» **Given request**
Leave out the pictures and print only the lines from the one with "Write a Python script that recreates this chart with matplotlib." through the one with "6.5, 6.75, 7.0, 7.25, 7.5, 7.75, 8.0, 8.25, 8.5, 8.75, 9.0]", exactly as they are.

» **The data**
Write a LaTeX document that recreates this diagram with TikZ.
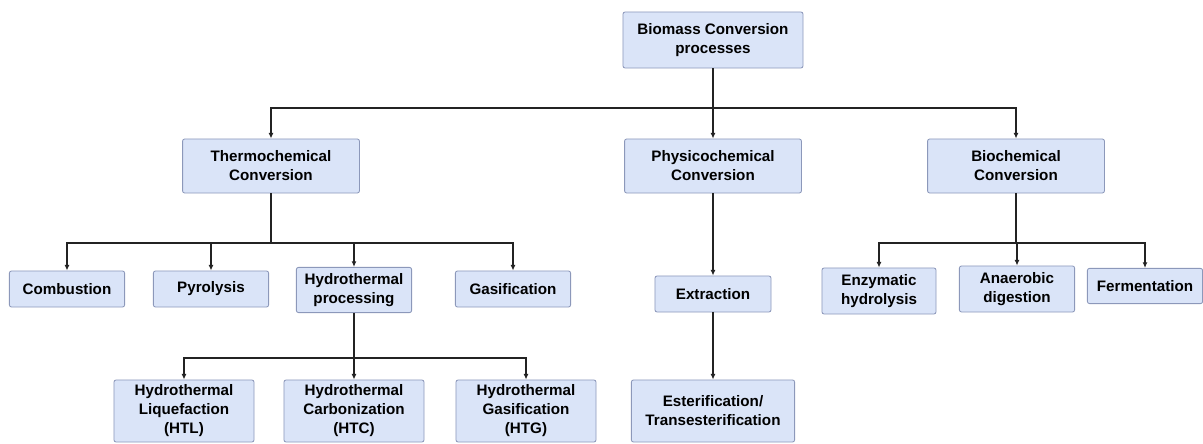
\documentclass[tikz,border=0pt]{standalone}
\usepackage{fontspec}
\setmainfont{Liberation Sans}
\usetikzlibrary{arrows.meta}

\definecolor{boxfill}{RGB}{218,228,248}
\definecolor{boxline}{RGB}{140,152,186}
\definecolor{linkcol}{RGB}{35,35,35}

\tikzset{
    proc/.style={rectangle, rounded corners=1.5pt, draw=boxline, fill=boxfill,
        line width=0.6pt, align=center, inner sep=0pt,
        font=\fontsize{10.8}{13.5}\selectfont\bfseries},
    link/.style={draw=linkcol, line width=0.9pt, -{Latex[length=4pt,width=3.5pt]}},
}

\begin{document}
\begin{tikzpicture}[x=0.025cm,y=-0.025cm]

    \useasboundingbox (0,0) rectangle (1203,444);

    % top level
    \node[proc, minimum width=4.5cm, minimum height=1.4cm] (bio) at (713,40) {Biomass Conversion\\processes};

    % second level
    \node[proc, minimum width=4.42cm, minimum height=1.35cm] (thermo) at (271,166) {Thermochemical\\Conversion};
    \node[proc, minimum width=4.42cm, minimum height=1.35cm] (phys) at (713,166) {Physicochemical\\Conversion};
    \node[proc, minimum width=4.42cm, minimum height=1.35cm] (biochem) at (1016,166) {Biochemical\\Conversion};

    % third level
    \node[proc, minimum width=2.88cm, minimum height=0.9cm] (comb) at (67,289) {Combustion};
    \node[proc, minimum width=2.88cm, minimum height=0.9cm] (pyro) at (211,289) {Pyrolysis};
    \node[proc, minimum width=2.88cm, minimum height=1.13cm] (hproc) at (354,290) {Hydrothermal\\processing};
    \node[proc, minimum width=2.88cm, minimum height=0.9cm] (gasi) at (513,289) {Gasification};
    \node[proc, minimum width=2.9cm, minimum height=0.9cm] (extr) at (713,294) {Extraction};
    \node[proc, minimum width=2.85cm, minimum height=1.15cm] (enz) at (879,291) {Enzymatic\\hydrolysis};
    \node[proc, minimum width=2.88cm, minimum height=1.15cm] (anae) at (1017,289) {Anaerobic\\digestion};
    \node[proc, minimum width=2.88cm, minimum height=0.88cm] (ferm) at (1145,286) {Fermentation};

    % fourth level
    \node[proc, minimum width=3.5cm, minimum height=1.55cm] (htl) at (184,411) {Hydrothermal\\Liquefaction\\(HTL)};
    \node[proc, minimum width=3.5cm, minimum height=1.55cm] (htc) at (354,411) {Hydrothermal\\Carbonization\\(HTC)};
    \node[proc, minimum width=3.5cm, minimum height=1.55cm] (htg) at (526,411) {Hydrothermal\\Gasification\\(HTG)};
    \node[proc, minimum width=4.08cm, minimum height=1.55cm] (ester) at (713,411) {Esterification/\\Transesterification};

    % branch points
    \coordinate (bar1) at (713,108);
    \coordinate (bar2) at (271,243);
    \coordinate (bar3) at (354,358);
    \coordinate (bar4) at (1016,243);

    % connectors
    \draw[link] (bio.south) -- (bar1) -| (thermo.north);
    \draw[link] (bar1) -| (biochem.north);
    \draw[link] (bar1) -- (phys.north);

    \draw[link] (thermo.south) -- (bar2) -| (comb.north);
    \draw[link] (bar2) -| (pyro.north);
    \draw[link] (bar2) -| (hproc.north);
    \draw[link] (bar2) -| (gasi.north);

    \draw[link] (hproc.south) -- (bar3) -| (htl.north);
    \draw[link] (bar3) -- (htc.north);
    \draw[link] (bar3) -| (htg.north);

    \draw[link] (phys.south) -- (extr.north);
    \draw[link] (extr.south) -- (ester.north);

    \draw[link] (biochem.south) -- (bar4) -| (enz.north);
    \draw[link] (bar4) -| (anae.north);
    \draw[link] (bar4) -| (ferm.north);

\end{tikzpicture}
\end{document}
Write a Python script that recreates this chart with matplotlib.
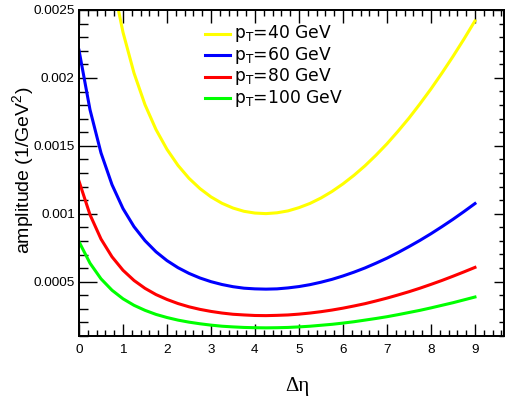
import matplotlib.pyplot as plt
from matplotlib.ticker import MultipleLocator, FormatStrFormatter

# values (amplitude in units of 1e-6 / GeV^2)
deta = [0.0, 0.25, 0.5, 0.75, 1.0, 1.25, 1.5, 1.75, 2.0, 2.25, 2.5, 2.75, 3.0,
        3.25, 3.5, 3.75, 4.0, 4.25, 4.5, 4.75, 5.0, 5.25, 5.5, 5.75, 6.0, 6.25,
        6.5, 6.75, 7.0, 7.25, 7.5, 7.75, 8.0, 8.25, 8.5, 8.75, 9.0]

amp_40 = [4960, 3973, 3258, 2731, 2336, 2036, 1803, 1620, 1474, 1356, 1261, 1185,
          1124, 1077, 1042, 1018, 1005, 1001, 1007, 1021, 1045, 1076, 1116, 1164,
          1220, 1283, 1353, 1431, 1515, 1607, 1704, 1809, 1919, 2036, 2158, 2286, 2420]
amp_60 = [2204, 1766, 1448, 1214, 1038, 905, 802, 720, 655, 603, 561, 527, 500,
          479, 463, 452, 447, 445, 447, 454, 464, 478, 496, 517, 542, 570, 601,
          636, 673, 714, 758, 804, 853, 905, 959, 1016, 1075]
amp_80 = [1240, 993, 814, 683, 584, 509, 451, 405, 369, 339, 315, 296, 281, 269,
          260, 255, 251, 250, 252, 255, 261, 269, 279, 291, 305, 321, 338, 358,
          379, 402, 426, 452, 480, 509, 540, 572, 605]
amp_100 = [794, 636, 521, 437, 374, 326, 289, 259, 236, 217, 202, 190, 180, 172,
           167, 163, 161, 160, 161, 163, 167, 172, 179, 186, 195, 205, 217, 229,
           242, 257, 273, 289, 307, 326, 345, 366, 387]

labels = ['40', '60', '80', '100']
colors = ['#ffff00', '#0000ff', '#ff0000', '#00ff00']

plt.rcParams['font.family'] = ['Liberation Sans', 'DejaVu Sans']

W, H = 509, 400
fig = plt.figure(figsize=(W / 100, H / 100), dpi=100)
ax = fig.add_axes([79 / W, 1 - 336 / H, 425 / W, 326 / H])

for amp, c in zip([amp_40, amp_60, amp_80, amp_100], colors):
    ax.plot(deta, [v * 1e-6 for v in amp], color=c, lw=2.2)

xlim = (0, 9.66)
ylim = (0.0001, 0.0025)
ax.set_xlim(*xlim)
ax.set_ylim(*ylim)

ax.xaxis.set_major_locator(MultipleLocator(1))
ax.xaxis.set_minor_locator(MultipleLocator(0.2))
ax.yaxis.set_major_locator(MultipleLocator(0.0005))
ax.yaxis.set_minor_locator(MultipleLocator(0.0001))
ax.xaxis.set_major_formatter(FormatStrFormatter('%g'))
ax.yaxis.set_major_formatter(FormatStrFormatter('%g'))

ax.tick_params(axis='x', which='major', direction='in', length=9, width=1,
               top=True, labelsize=9.7, pad=6)
ax.tick_params(axis='x', which='minor', direction='in', length=4.5, width=1, top=True)
ax.tick_params(axis='y', which='major', direction='in', length=13, width=1,
               left=True, right=False, labelsize=9.7, pad=3)
ax.tick_params(axis='y', which='minor', direction='in', length=6.5, width=1,
               left=True, right=False)
for s in ax.spines.values():
    s.set_linewidth(1.3)

# shorter ticks on the right side, as in the ROOT canvas
ax_r = ax.twinx()
ax_r.set_ylim(*ylim)
ax_r.yaxis.set_major_locator(MultipleLocator(0.0005))
ax_r.yaxis.set_minor_locator(MultipleLocator(0.0001))
ax_r.tick_params(which='major', direction='in', length=7, width=1, labelright=False)
ax_r.tick_params(which='minor', direction='in', length=3.5, width=1)
for s in ax_r.spines.values():
    s.set_linewidth(1.3)

# axis titles
fig.text(24 / W, 1 - 170 / H, 'amplitude (1/GeV$^{\\mathregular{2}}$)', rotation=90,
         ha='center', va='center', fontsize=14)
fig.text(297 / W, 1 - 387 / H, '\u0394\u03b7', ha='center', va='center',
         fontsize=15, family=['Liberation Serif', 'DejaVu Serif'])

# legend
for i, (lab, c) in enumerate(zip(labels, colors)):
    y = 1 - (33.5 + 21.6 * i) / H
    fig.add_artist(plt.Line2D([205 / W, 230 / W], [y, y], color=c, lw=2.2,
                              transform=fig.transFigure))
    fig.text(234 / W, y, '$\\mathregular{p_T}$=' + lab + ' GeV', ha='left',
             va='center', fontsize=12.3, family=['DejaVu Sans'])

fig.savefig('out.png', dpi=100)
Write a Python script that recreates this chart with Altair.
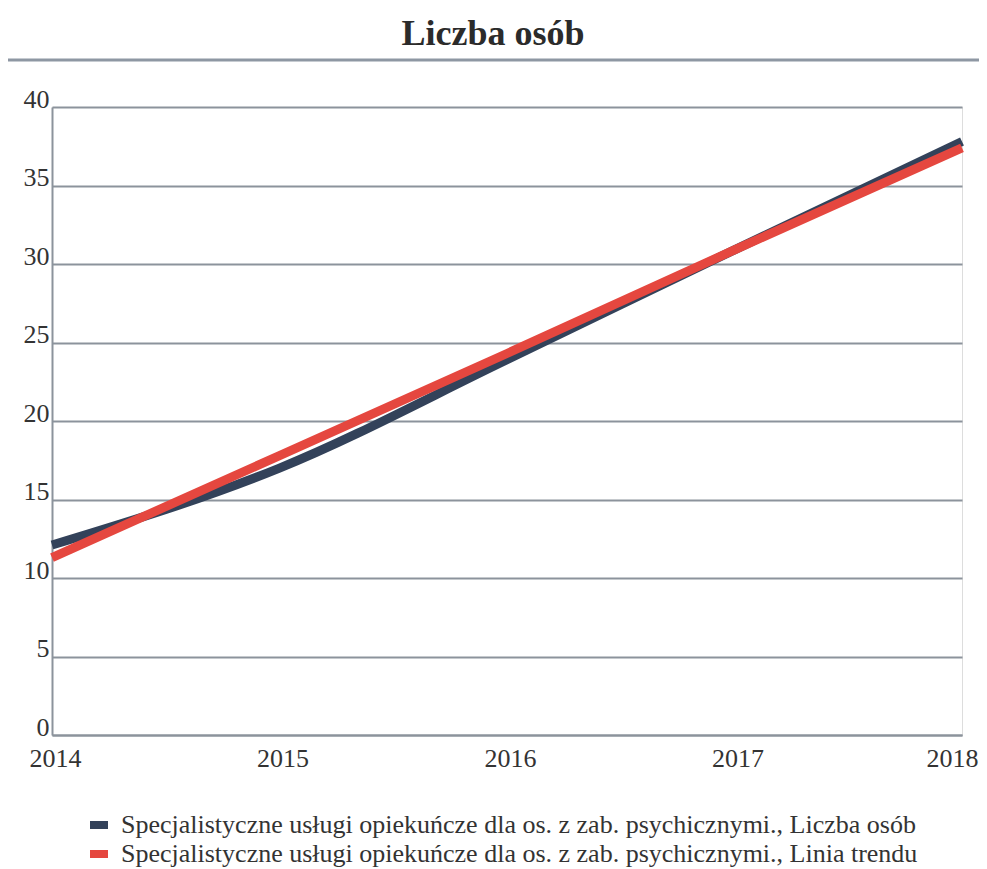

» **Response for this exercise**
Write a Python script that recreates this chart with matplotlib.
import matplotlib.pyplot as plt
from matplotlib.ticker import MultipleLocator, FormatStrFormatter

# values (amplitude in units of 1e-6 / GeV^2)
deta = [0.0, 0.25, 0.5, 0.75, 1.0, 1.25, 1.5, 1.75, 2.0, 2.25, 2.5, 2.75, 3.0,
        3.25, 3.5, 3.75, 4.0, 4.25, 4.5, 4.75, 5.0, 5.25, 5.5, 5.75, 6.0, 6.25,
        6.5, 6.75, 7.0, 7.25, 7.5, 7.75, 8.0, 8.25, 8.5, 8.75, 9.0]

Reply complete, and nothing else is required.